Twenty-eight Juno awards will be handed out on Saturday night at the Casino du Lac-Leamy in a non-televised ceremony before Sunday’s live broadcast at the Corel Centre where the remaining 11 trophies are presented.
Otherwise, Juno weekend is action-packed. “I think it’s really important this year that when we get to Ottawa, we show some solidarity as a country,” said Cochrane. “We’re in some interesting times. I think music is so important right now and some of these kids coming up are just phenomenal — Danko Jones, Remy Shand.
“Also a lot of cultural awards need to be emphasized. The jazz awards, the classical awards — we have to remember that it’s not just about pop success.”
The Juno telecast presenters include three-time nominees Alanis Morissette and K-OS, double nominees Danko Jones, Sarah Slean, Shawn Desman, and Jane Bunnett, and solo nominees Kathleen Edwards, Molly Johnson, Nickelback, Theory Of A Deadman, Glenn Lewis, Jully Black, Doc Walker and James Ehnes.
Also confirmed to present is Chantal Kreviazuk.
Notable no-shows this year will be four-time nominee Celine Dion, who is busy performing her new show in Las Vegas, and double nominee Diana Krall.
Along with Cochrane, Nettwerk Records founder and Lavigne’s manager Terry McBride will also be inducted into the Canadian Music Hall Of Fame.
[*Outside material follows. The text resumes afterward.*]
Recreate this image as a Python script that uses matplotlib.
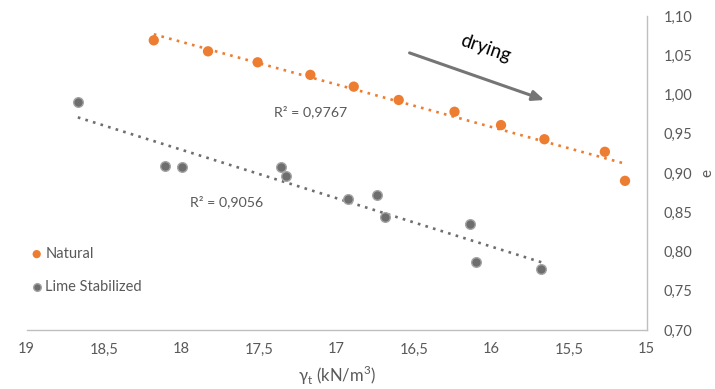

“The vibe is Ottawa. The excitement in Ottawa is beyond what we could have imagined,” said the telecast’s executive producer John Brunton. “And what we experienced last year in St. John’s was something that was truly magical. So I’m really excited about this trend to take the Junos from various cities across the country. I think it’s really paying off for the fans, it’s paying off for the musicians, it’s paying off for everybody.”